Task to carry out:
Output every line of the material exactly, omitting images.

Given data:
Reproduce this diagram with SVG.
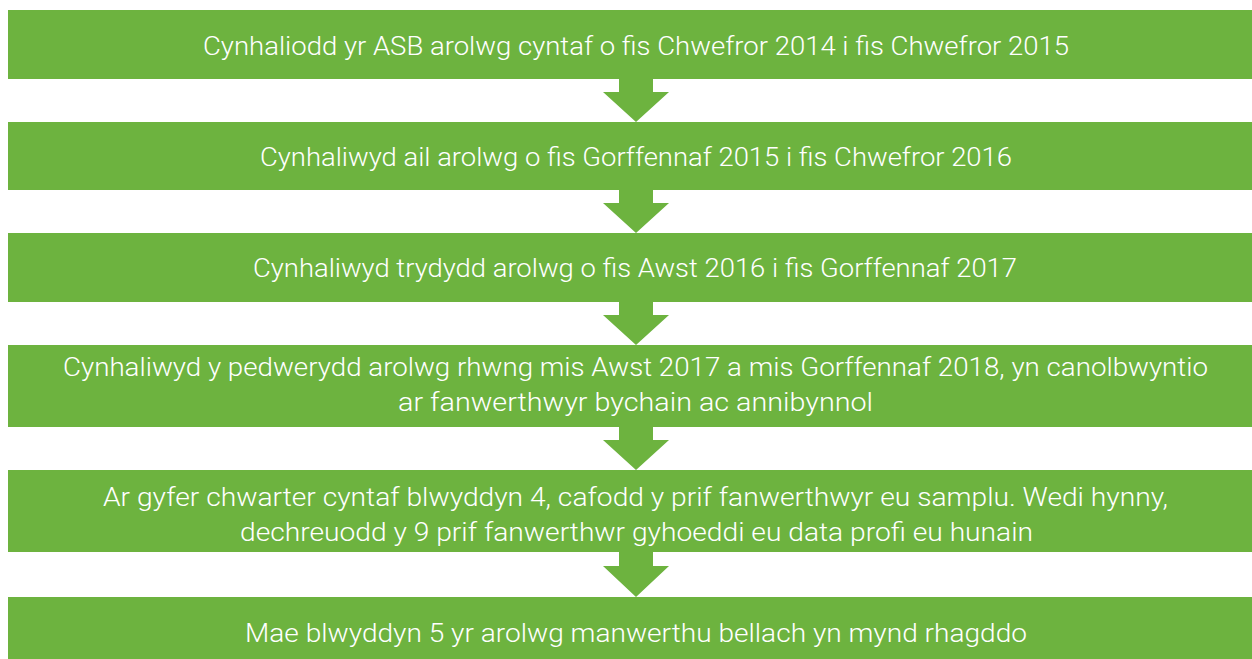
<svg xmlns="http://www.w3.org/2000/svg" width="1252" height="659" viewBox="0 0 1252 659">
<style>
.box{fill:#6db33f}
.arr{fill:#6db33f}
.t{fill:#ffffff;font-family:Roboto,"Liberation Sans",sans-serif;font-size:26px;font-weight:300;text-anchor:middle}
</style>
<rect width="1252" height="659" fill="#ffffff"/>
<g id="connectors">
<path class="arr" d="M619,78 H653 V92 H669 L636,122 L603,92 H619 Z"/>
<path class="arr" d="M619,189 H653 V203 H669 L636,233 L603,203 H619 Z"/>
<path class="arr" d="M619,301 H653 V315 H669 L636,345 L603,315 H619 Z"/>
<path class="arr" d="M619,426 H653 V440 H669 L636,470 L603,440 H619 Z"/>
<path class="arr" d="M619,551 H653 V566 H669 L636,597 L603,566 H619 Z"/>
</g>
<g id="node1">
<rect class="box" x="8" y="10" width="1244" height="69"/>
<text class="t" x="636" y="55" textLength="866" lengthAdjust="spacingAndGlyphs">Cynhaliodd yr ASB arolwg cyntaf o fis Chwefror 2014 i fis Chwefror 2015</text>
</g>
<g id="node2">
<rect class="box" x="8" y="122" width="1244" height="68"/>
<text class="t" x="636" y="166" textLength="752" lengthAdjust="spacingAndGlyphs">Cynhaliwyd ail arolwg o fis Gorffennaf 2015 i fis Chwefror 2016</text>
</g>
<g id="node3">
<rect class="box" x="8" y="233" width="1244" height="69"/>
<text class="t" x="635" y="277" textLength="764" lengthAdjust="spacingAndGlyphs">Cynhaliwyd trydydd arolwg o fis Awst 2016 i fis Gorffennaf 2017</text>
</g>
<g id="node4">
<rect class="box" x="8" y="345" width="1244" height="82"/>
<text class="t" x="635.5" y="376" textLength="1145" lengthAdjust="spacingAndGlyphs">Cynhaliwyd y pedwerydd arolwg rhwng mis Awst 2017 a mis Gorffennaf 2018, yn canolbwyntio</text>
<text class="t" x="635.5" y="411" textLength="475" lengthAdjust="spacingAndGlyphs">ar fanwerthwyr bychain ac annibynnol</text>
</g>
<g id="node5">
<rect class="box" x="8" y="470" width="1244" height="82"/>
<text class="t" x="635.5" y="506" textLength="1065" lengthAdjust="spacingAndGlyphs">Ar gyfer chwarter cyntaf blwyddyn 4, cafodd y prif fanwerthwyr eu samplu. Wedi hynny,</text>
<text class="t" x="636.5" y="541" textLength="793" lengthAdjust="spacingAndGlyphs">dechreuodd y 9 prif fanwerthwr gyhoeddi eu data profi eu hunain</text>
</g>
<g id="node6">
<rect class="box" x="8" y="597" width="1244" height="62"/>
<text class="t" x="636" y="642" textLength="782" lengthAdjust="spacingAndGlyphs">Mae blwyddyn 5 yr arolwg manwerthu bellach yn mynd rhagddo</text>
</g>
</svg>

Result of this exercise:
Reproduce this diagram with SVG.
<svg xmlns="http://www.w3.org/2000/svg" width="1252" height="659" viewBox="0 0 1252 659">
<style>
.box{fill:#6db33f}
.arr{fill:#6db33f}
.t{fill:#ffffff;font-family:Roboto,"Liberation Sans",sans-serif;font-size:26px;font-weight:300;text-anchor:middle}
</style>
<rect width="1252" height="659" fill="#ffffff"/>
<g id="connectors">
<path class="arr" d="M619,78 H653 V92 H669 L636,122 L603,92 H619 Z"/>
<path class="arr" d="M619,189 H653 V203 H669 L636,233 L603,203 H619 Z"/>
<path class="arr" d="M619,301 H653 V315 H669 L636,345 L603,315 H619 Z"/>
<path class="arr" d="M619,426 H653 V440 H669 L636,470 L603,440 H619 Z"/>
<path class="arr" d="M619,551 H653 V566 H669 L636,597 L603,566 H619 Z"/>
</g>
<g id="node1">
<rect class="box" x="8" y="10" width="1244" height="69"/>
<text class="t" x="636" y="55" textLength="866" lengthAdjust="spacingAndGlyphs">Cynhaliodd yr ASB arolwg cyntaf o fis Chwefror 2014 i fis Chwefror 2015</text>
</g>
<g id="node2">
<rect class="box" x="8" y="122" width="1244" height="68"/>
<text class="t" x="636" y="166" textLength="752" lengthAdjust="spacingAndGlyphs">Cynhaliwyd ail arolwg o fis Gorffennaf 2015 i fis Chwefror 2016</text>
</g>
<g id="node3">
<rect class="box" x="8" y="233" width="1244" height="69"/>
<text class="t" x="635" y="277" textLength="764" lengthAdjust="spacingAndGlyphs">Cynhaliwyd trydydd arolwg o fis Awst 2016 i fis Gorffennaf 2017</text>
</g>
<g id="node4">
<rect class="box" x="8" y="345" width="1244" height="82"/>
<text class="t" x="635.5" y="376" textLength="1145" lengthAdjust="spacingAndGlyphs">Cynhaliwyd y pedwerydd arolwg rhwng mis Awst 2017 a mis Gorffennaf 2018, yn canolbwyntio</text>
<text class="t" x="635.5" y="411" textLength="475" lengthAdjust="spacingAndGlyphs">ar fanwerthwyr bychain ac annibynnol</text>
</g>
<g id="node5">
<rect class="box" x="8" y="470" width="1244" height="82"/>
<text class="t" x="635.5" y="506" textLength="1065" lengthAdjust="spacingAndGlyphs">Ar gyfer chwarter cyntaf blwyddyn 4, cafodd y prif fanwerthwyr eu samplu. Wedi hynny,</text>
<text class="t" x="636.5" y="541" textLength="793" lengthAdjust="spacingAndGlyphs">dechreuodd y 9 prif fanwerthwr gyhoeddi eu data profi eu hunain</text>
</g>
<g id="node6">
<rect class="box" x="8" y="597" width="1244" height="62"/>
<text class="t" x="636" y="642" textLength="782" lengthAdjust="spacingAndGlyphs">Mae blwyddyn 5 yr arolwg manwerthu bellach yn mynd rhagddo</text>
</g>
</svg>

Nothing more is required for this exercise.